Para construir políticamente, el odio debe ser dejado de lado. Y para hacerlo conservando al diálogo como una de las dimensiones de la política, mucho más. Vamos a algunos ejemplos, no precisamente los más crudos. El gobernador de Jujuy, Gerardo Morales, nos da un buen ejemplo en contrario. Morales nos recuerda que Cristina no le entregó el bastón de mando a Macri (¿precisa recordárnoslo?), nos explica que el lugar del diálogo es el Congreso (¿por qué solo el Congreso? Esto carece de un fundamento claro), y, lo peor, nos aclara que “nosotros estamos dispuestos al diálogo, pero tienen que reconocer primero que los cultores del odio han sido ellos”.

Aunque pueda ser cierto, no parece una forma muy bonita de “estar dispuestos”; la genuina disposición al diálogo no debería requerir una capitulación, sino más bien condiciones sobre su estructura y reglas.
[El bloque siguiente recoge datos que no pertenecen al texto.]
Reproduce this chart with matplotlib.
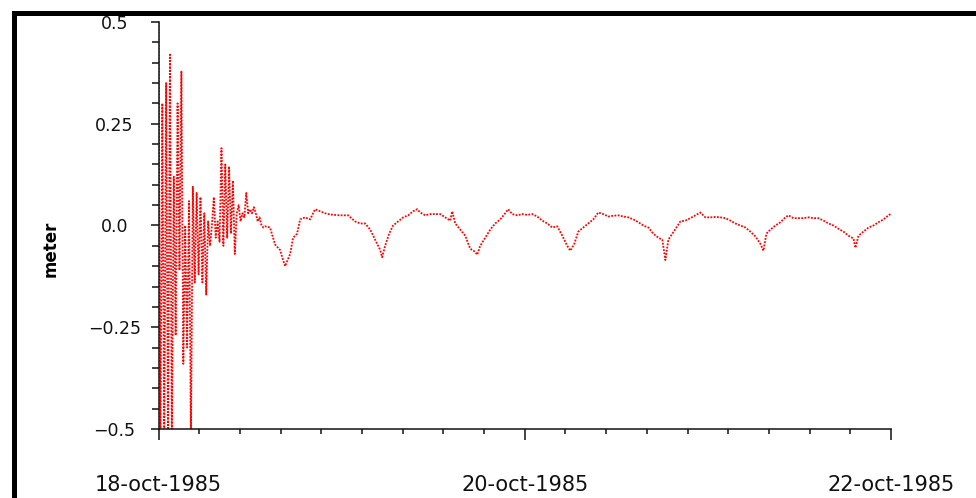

Si en un diálogo se puede hablar claramente, no hace falta que ninguna de las partes haya reconocido nada de antemano en lo que atañe a las cuestiones objeto de disenso.
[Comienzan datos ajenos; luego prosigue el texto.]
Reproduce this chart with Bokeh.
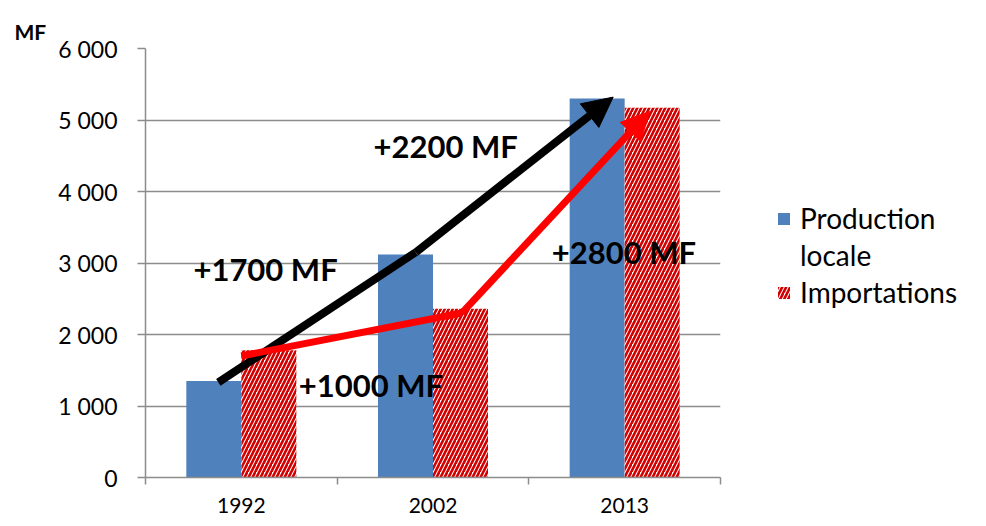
from bokeh.plotting import figure
from bokeh.models import (Range1d, FixedTicker, Legend, LegendItem, Arrow,
                          NormalHead, ColumnDataSource)
from bokeh.core.properties import value
from bokeh.embed import file_html
from bokeh.resources import INLINE

# ---- data ----
years = ["1992", "2002", "2013"]
production_locale = [1350, 3120, 5300]
importations = [1780, 2360, 5170]
y_ticks = [0, 1000, 2000, 3000, 4000, 5000, 6000]
y_tick_labels = ["0", "1 000", "2 000", "3 000", "4 000", "5 000", "6 000"]

# trend arrows (x in category index units, y in MF)
black_x = [0.38, 1.41, 2.44]
black_y = [1330, 3150, 5320]
red_x = [0.50, 1.65, 2.63]
red_y = [1700, 2300, 5120]

ann_text = ["+2200 MF", "+1700 MF", "+2800 MF", "+1000 MF"]
ann_x = [1.19, 0.25, 2.12, 0.80]
ann_y = [4640, 2910, 3150, 1290]

BLUE = "#4F81BD"
HATCH_RED = "#D20000"
GRID = "#8C8C8C"
FONT = "Lato"

bw = 0.287
centers = [i + 0.5 for i in range(len(years))]

p = figure(output_backend="svg", toolbar_location=None,
           x_range=Range1d(0, 3), y_range=Range1d(0, 6000),
           frame_width=575, frame_height=429,
           min_border_left=145, min_border_top=48, min_border_bottom=47,
           min_border_right=262)
p.outline_line_color = None
p.background_fill_color = "white"
p.border_fill_color = "white"

p.title.text = "MF"
p.title.align = "left"
p.title.offset = -131
p.title.text_font = FONT
p.title.text_font_style = "bold"
p.title.text_font_size = "21px"
p.title.text_color = "black"

src = ColumnDataSource(dict(
    xp=[c - bw / 2 for c in centers], xi=[c + bw / 2 for c in centers],
    prod=production_locale, imp=importations))

r1 = p.vbar(x="xp", top="prod", width=bw, source=src,
            fill_color=BLUE, line_color=None)
r2 = p.vbar(x="xi", top="imp", width=bw, source=src,
            fill_color="white", line_color=None,
            hatch_pattern="right_diagonal_line", hatch_color=HATCH_RED,
            hatch_scale=8, hatch_weight=2.6)
# invisible renderer used only for the second line of the first legend label
r_blank = p.vbar(x=[], top=[], width=bw, fill_alpha=0, line_alpha=0)

# arrows
p.line(black_x[:2], black_y[:2], line_color="black", line_width=8)
p.line(red_x[:2], red_y[:2], line_color="red", line_width=7)
p.add_layout(Arrow(x_start=black_x[1], y_start=black_y[1], x_end=black_x[2], y_end=black_y[2],
                   line_color="black", line_width=8,
                   end=NormalHead(size=30, fill_color="black", line_color="black")))
p.add_layout(Arrow(x_start=red_x[1], y_start=red_y[1], x_end=red_x[2], y_end=red_y[2],
                   line_color="red", line_width=7,
                   end=NormalHead(size=28, fill_color="red", line_color="red")))

p.text(x=ann_x, y=ann_y, text=ann_text, text_font=value(FONT),
       text_font_style="bold", text_font_size="31px", text_color="black",
       text_align="left", text_baseline="middle")

# axes
p.xaxis.ticker = FixedTicker(ticks=centers, minor_ticks=[0, 1, 2, 3])
p.xaxis.major_label_overrides = {c: y for c, y in zip(centers, years)}
p.xaxis.major_tick_out = 0
p.xaxis.major_tick_in = 0
p.xaxis.minor_tick_out = 7
p.xaxis.minor_tick_in = 0
p.xaxis.minor_tick_line_color = GRID
p.xaxis.minor_tick_line_width = 1.5
p.xaxis.axis_line_color = GRID
p.xaxis.axis_line_width = 1.5
p.xaxis.major_label_standoff = 13
p.xaxis.major_label_text_font = FONT
p.xaxis.major_label_text_font_size = "21px"
p.xaxis.major_label_text_color = "black"

p.yaxis.ticker = FixedTicker(ticks=y_ticks, minor_ticks=[])
p.yaxis.major_label_overrides = {t: l for t, l in zip(y_ticks, y_tick_labels)}
p.yaxis.major_tick_out = 8
p.yaxis.major_tick_in = 0
p.yaxis.major_tick_line_color = GRID
p.yaxis.major_tick_line_width = 1.5
p.yaxis.axis_line_color = GRID
p.yaxis.axis_line_width = 1.5
p.yaxis.major_label_standoff = 20
p.yaxis.major_label_text_font = FONT
p.yaxis.major_label_text_font_size = "23px"
p.yaxis.major_label_text_color = "black"

p.xgrid.grid_line_color = None
p.ygrid.grid_line_color = GRID
p.ygrid.grid_line_width = 1.5
p.ygrid.ticker = FixedTicker(ticks=y_ticks)

legend = Legend(items=[LegendItem(label="Production", renderers=[r1]),
                       LegendItem(label="locale", renderers=[r_blank]),
                       LegendItem(label="Importations", renderers=[r2])],
                location=(56, 168), border_line_color=None, background_fill_alpha=0,
                label_text_font=FONT, label_text_font_size="28px",
                label_text_color="black", glyph_width=15, glyph_height=15,
                label_height=34, spacing=3, padding=0, margin=0, label_standoff=9)
p.add_layout(legend, "right")

open("out.html", "w").write(file_html(p, INLINE))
Pero hay que admitir que en esto del discurso del odio los kirchneristas (jugando con el plano inclinado a su favor) se llevan las palmas. Se la pasan acusando a los opositores de odiadores seriales –en los últimos tiempos esta cantinela se ha tornado más y más frecuente– y proporcionan, ellos mismos, cápsulas de discurso de odio a mansalva. Solo un par de refinados ejemplos: “ciertos sectores de Juntos por el Cambio ven con simpatía el golpe de Estado de 1976″ (Leopoldo Moreau) y“El discurso de odio no es contra cualquiera, es contra el peronismo, contra el kirchnerismo” (Victoria Donda).

Cualquier lector está familiarizado con expresiones de este tipo, entre otras mil, que van de la mano de una promesa sombría sobre las posibilidades de diálogo. Reestablecerlo en el marco de la política tal vez no sea una tarea sencilla, pero deben ser los propios partidos que deberían proponérsela. Porque experiencias de diálogo por parte de diferentes sectores hemos tenido, y buenas, pero no son suficientes.

La política es otra cosa, el diálogo debe florecer en el marco de relaciones de competencia, oposición e identidades y debe encontrar en su seno sus propias partes y contrapartes.